"I have no doubt that we will succeed in using solar
energy. If sunbeams were a weapon of war, we would have had solar energy
centuries ago," George Porter said. John F. Kennedy believed that because
of the science of weapons and war, we have all become one world and one human
race with a common destiny. The potential use of WMDs is a serious issue and an
ongoing threat. The question of the justification for the use of WMDs is a
common topic of humanitarian law and criminal law. Humanitarian law (when to wage
war, how to conduct it, types of weapons permitted) somewhere reaches criminal
law (when one party to a war violates the rules of war and uses prohibited
weapons, for example WMDs).
The term "weapons of mass destruction" was first used
in 1937 by William Cosmo Lang (a Scottish Angelic priest) when he expressed his
sympathy for the people of Spain and China in a speech over the oppression of
the fascists and the Japanese. But neither he nor many after him explained
exactly what such weapons meant and which weapons were destructive. WMDs are
all weapons that target and destroy more than one person, organism, place or
body, such as chemical, biological, radiological and nuclear weapons. Each of
these weapons, if used, exceeds the limits of their effects on the individual
and at once kills, distorts and destroys dozens of people, buildings,
agricultural and natural land. That is why there are international treaties and
measures to prohibit and reduce their use, as they exceed the criteria of
proportionality no matter how they are used. Because according to humanitarian
law and criminal law, the type of weapon and the nature of the targets must be
compatible; WMDs are always above expectation, larger and more destructive than
the targets themselves may require.
The general view of nuclear weapons is that their use is not
explicitly prohibited by international law, as the 1968 Nuclear
Non-Proliferation Treaty and a 1996 advisory opinion of the International Court
of Justice state, especially in self-defense in extreme situations where the
very existence of a state is in danger. However, its use goes against the
principles of humanitarian law, as it goes against the principle of separating
civilians from military targets and would also have unnecessary consequences.

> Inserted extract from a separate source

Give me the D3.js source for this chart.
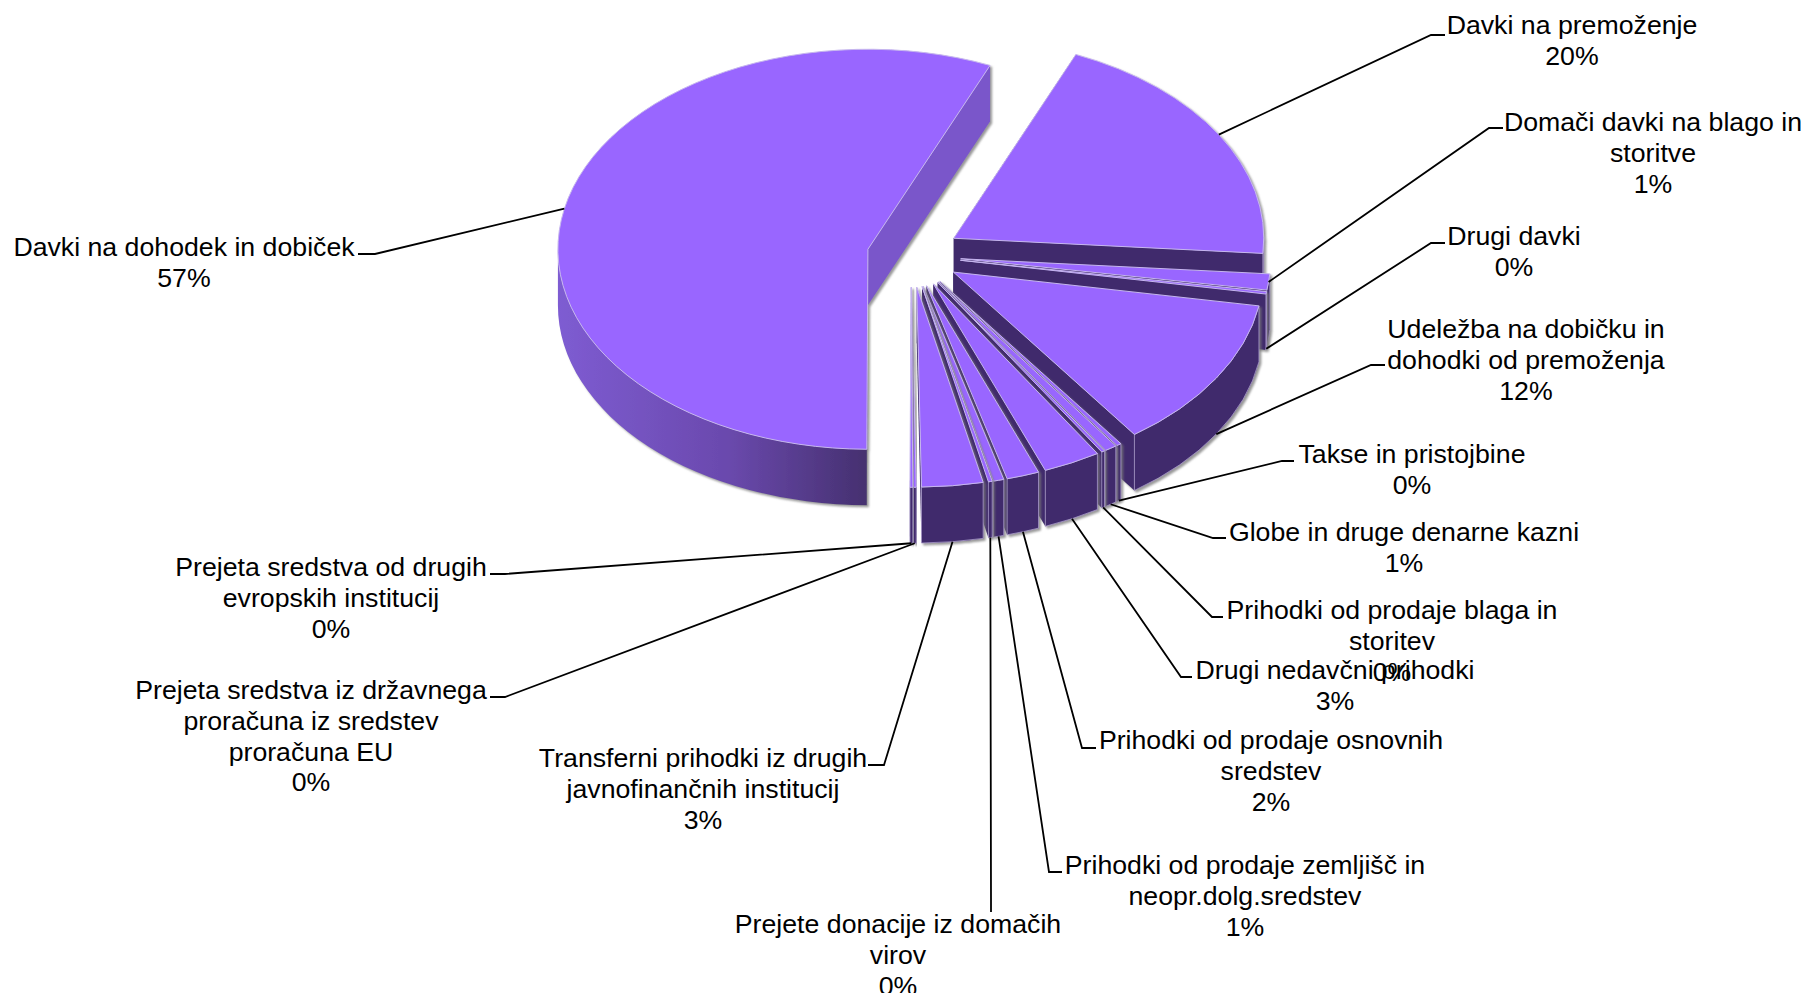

However, the manufacture, development, stockpiling and use of chemical,
biological, toxic and suffocating weapons are prohibited in several
international treaties and measures. Chemical weapons are banned by the 1993
Chemical Weapons Convention and biological weapons by the 1972 Biological
Weapons Convention. According to the participants of the conferences, the two
treaties cover individual responsibility in addition to the responsibility of
states, and individuals accused of using them will be punished. That is the
case in the criminal law of many countries, and liability is regulated by law.
Internationally, the Rome Statute of the International Criminal Court (Article
8, paragraph 2) prohibits the use of poisons and poisonous weapons, as well as
poisonous and asphyxiating gases or any similar liquids, substances or
materials and are considered war crimes. However, the Statute does not directly
prohibit or name "chemical" and "biological" weapons.
According to experts, the provisions of the Statute could include such weapons,
but it would be better to amend them and ban them directly. The reason for not
mentioning chemical and biological weapons is due to pressure from
nuclear-weapon states. Because these states did not want, did not allow and did
not believe that the use of nuclear weapons is a crime and prohibited, so the
chemical and biological weapons have been mentioned in this unclear manner.
Nuclear weapons, since they are newer than other types of WMDs,
they are less used. After the atomic bombings of Hiroshima and Nagasaki at the
end of World War II (August 1945), which killed at least 150,000 and at most
230,000 people, it was no longer used. Biological weapons, too, since their
effects are often combined with the effects of natural factors, are not easy to
identify and it is not clear when they were deployed. But chemical weapons have
been used more often and are easier to identify; from World War I to the
Iraq-Iran war, it has been used several times. In 1988, the cities of Halabja
in the Kurdistan Region and Sardasht in East Kurdistan were attacked by
chemical weapons of the Ba'ath and Saddam regime, killing at least 5000 people
and wounding thousands more. In addition, according to a report by Human Rights
Watch, during the Anfal genocidal campaign in 1988, the Iraqi government used
chemical weapons against the people of the Kurdistan Region about forty times.